Another clever idea in the Rust implementation is how the linear system for polynomial interpolation is solved. This needs to be done both for encoding and decoding. The problem can be stated generically as, given a polynomial \(p \in GF(2^{16})[z]\) of degree at most \(m\) and its values at \(m + 1\) distinct points \(z_0, \ldots, z_m \in GF(2^{16})\), compute the values \(p(z)\) at other points \(z \in GF(2^{16})\). The way I presented this in the original post was conceptually simple. The linear system for solving the coefficients of \(p\) in terms of \(p(z_0), \ldots, p(z_m)\) has a single solution, and in fact the matrix of this system is an invertible Vandermonde matrix. Therefore, we can compute the coefficients of \(p\) and then evaluate it at the required points \(z\).

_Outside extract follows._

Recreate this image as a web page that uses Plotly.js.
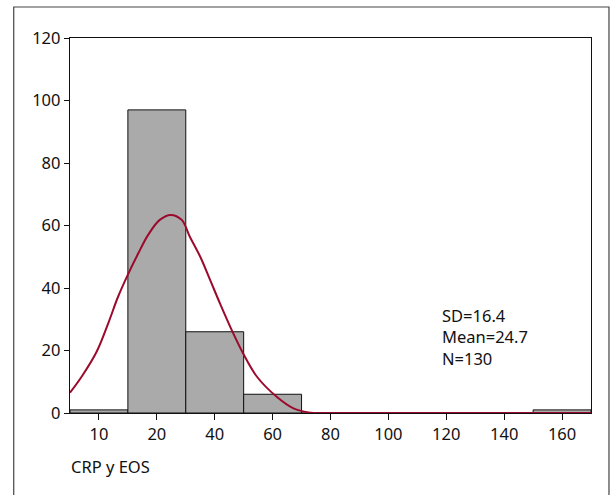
<!DOCTYPE html>
<html>
<head>
<meta charset="utf-8">
<script src="https://cdn.plot.ly/plotly-3.0.1.min.js"></script>
<style>html,body{margin:0;padding:0;background:#fff;}#chart{width:610px;height:495px;}</style>
</head>
<body>
<div id="chart"></div>
<script>
// Histogram bins (index positions) and counts
var binIndex = [0, 1, 2, 3, 4, 5, 6, 7, 8];
var binLabels = ["10", "20", "40", "60", "80", "100", "120", "140", "160"];
var counts = [1, 97, 26, 6, 0, 0, 0, 0, 1];

// Fitted curve (x in bin-index units)
var curveX = [-0.5, -0.3, -0.04, 0.16, 0.33, 0.51, 0.68, 0.85, 1.05, 1.24, 1.43, 1.57, 1.75, 1.92, 2.09, 2.32, 2.49, 2.73, 3.07, 3.36, 3.62, 4.0, 4.6, 8.5];
var curveY = [6.5, 11.6, 19.6, 28.7, 37.2, 44.7, 51.1, 57.0, 61.8, 63.4, 61.8, 56.4, 50.0, 42.6, 35.1, 25.5, 19.1, 11.6, 5.2, 1.5, 0.2, 0.03, 0, 0];

var statsLines = ["SD=16.4", "Mean=24.7", "N=130"];
var yTicks = [0, 20, 40, 60, 80, 100, 120];

var fontFam = "Noto Sans, Open Sans, sans-serif";
var fs = 16.5;

var traces = [
  {
    type: "bar",
    x: binIndex,
    y: counts,
    width: 1,
    marker: {color: "#aaaaaa", line: {color: "#111111", width: 1}},
    hoverinfo: "skip"
  },
  {
    type: "scatter",
    mode: "lines",
    x: curveX,
    y: curveY,
    line: {color: "#9b0a2c", width: 2, shape: "spline", smoothing: 1},
    hoverinfo: "skip"
  }
];

var layout = {
  width: 610,
  height: 495,
  margin: {l: 70, r: 19, t: 38, b: 82},
  paper_bgcolor: "#ffffff",
  plot_bgcolor: "#ffffff",
  showlegend: false,
  bargap: 0,
  font: {family: fontFam, size: fs, color: "#111111"},
  xaxis: {
    range: [-0.5, 8.5],
    tickmode: "array",
    tickvals: binIndex,
    ticktext: binLabels,
    ticks: "outside",
    ticklen: 6,
    tickcolor: "#111111",
    tickfont: {family: fontFam, size: fs, color: "#111111"},
    showline: true,
    linecolor: "#111111",
    linewidth: 1.2,
    mirror: true,
    showgrid: false,
    zeroline: false,
    fixedrange: true
  },
  yaxis: {
    range: [0, 120],
    tickmode: "array",
    tickvals: yTicks,
    ticktext: yTicks.map(String),
    ticks: "outside",
    ticklen: 5,
    tickcolor: "#111111",
    tickfont: {family: fontFam, size: fs, color: "#111111"},
    showline: true,
    linecolor: "#111111",
    linewidth: 1.2,
    mirror: true,
    showgrid: false,
    zeroline: false,
    fixedrange: true
  },
  annotations: [
    {
      xref: "paper", yref: "paper", x: -0.001, y: -0.144,
      xanchor: "left", yanchor: "middle",
      text: "CRP y EOS", showarrow: false,
      font: {family: fontFam, size: fs, color: "#111111"}
    },
    {
      xref: "paper", yref: "paper", x: 0.711, y: 0.2035,
      xanchor: "left", yanchor: "middle", align: "left",
      text: statsLines.join("<br>"), showarrow: false,
      font: {family: fontFam, size: fs, color: "#111111"}
    }
  ],
  shapes: [
    {
      type: "rect", xref: "paper", yref: "paper",
      x0: -0.108, x1: 1.0345, y0: -0.25, y1: 1.0827,
      line: {color: "#444444", width: 1.2}, layer: "above"
    }
  ]
};

Plotly.newPlot("chart", traces, layout, {displayModeBar: false, staticPlot: true});
</script>
</body>
</html>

A naïve implementation of this idea solves the system by Gauss reduction. This has the disadvantage that the Vandermonde matrix needs to be stored somewhere in order to perform the row operations that convert it to the identity matrix. If we want the implementation to have a minimal memory footprint, we would rather not store this matrix, which only plays an auxiliary role.
Luckily there is an alternative way to approach this problem that does not require storing a matrix. The polynomial \(p\) is the Lagrange polynomial, and there are some explicit formulas for it. If \(z\) is not equal to any of \(z_0,\ldots,z_m\), we have\[p(z) = l(z) \sum_{j=0}^m \frac{w_j p(z_j)}{z – z_j},\]where\[l(z) = \prod_{j=0}^m (z – z_j),\]and\[w_j = \prod_{0 \leq k \leq m,\ k \neq j} (z_j-z_k)^{-1}.\] This formula gives a way of calculating \(p(z)\) without using any other memory besides that used to store the terms \(p(z_0),\ldots,p(z_m)\) and their corresponding points \(z_0,\ldots,z_m\).
Since during encoding or decoding the formula above is to be evaluated for many different values of \(z\), the input data \(p(z_0),\ldots,p(z_m)\) is modified in-place, substituting each \(p(z_j)\) by \(w_j p(z_j)\), calculating the product \(w_j\) to do this. This makes the evaluation of \(p(z)\) using the formula faster.